Dense molecular clouds have been identified in deep space. Located 6,500 light-years away, the majestic Eagle Nebula or M16 - the now famous "Pillars of Creation" photographed by NASA's Hubble Space Telescope in the 1990s - contains over 1 million atoms per cubic inch.
The elements of life are abundant in our universe. Organic, life-forming chemicals are common in giant molecular clouds throughout deep space. The fact that life arose here on Earth is testament to the fact that other places will harbor it, too. It seems apparent that complex and self-replicating living systems exist elsewhere on the planets of moons of other solar systems yet to be detected.

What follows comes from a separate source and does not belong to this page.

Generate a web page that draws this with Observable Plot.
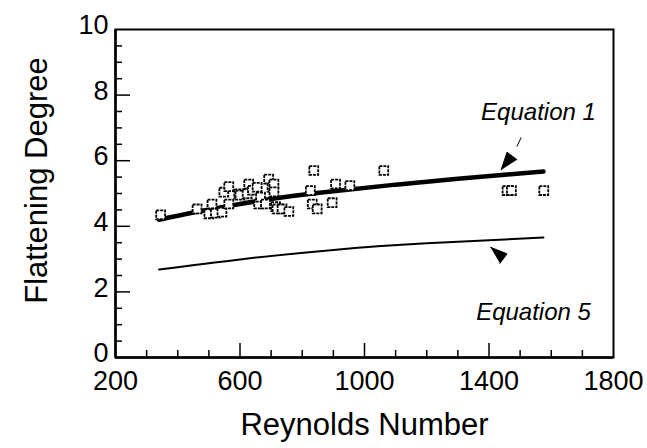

While the term "dense" to describe these clouds is used loosely here, astronomers consider dense molecular clouds to be the breeding grounds for the chemicals of life. (Aside: If you examine the photograph of the Pillars of Creation pictured in the online Wikipedia article titled "Eagle Nebula," our solar system, if added to the image for scale, would appear as a dot smaller than the period at the end of this sentence. The pillars are 2-3 light years long!)
While the heart of the Eagle Nebula may be extremely cold, such a high vacuum environment does not get in the way of producing life's basic elements and other things.
Inside the nebula, ice particles are like Velcro for atoms and molecules. Exposed to intense ultraviolet radiation from young stars burning inside the nebula, ice particles are a nursery for highly reactive chemical events. Eventually, large molecules accumulate in the cloud as gravity helps collapse the molecules into vast protoplanetary disks. Then a rain of organic compounds contributes to the mounting inventory of life-forming materials. As the rain progresses the rate of organic synthesis skyrockets. This is exactly the way our solar system formed; on Earth the organic rain met the right conditions and then life arose, emerging first from deep inside our planet's crust.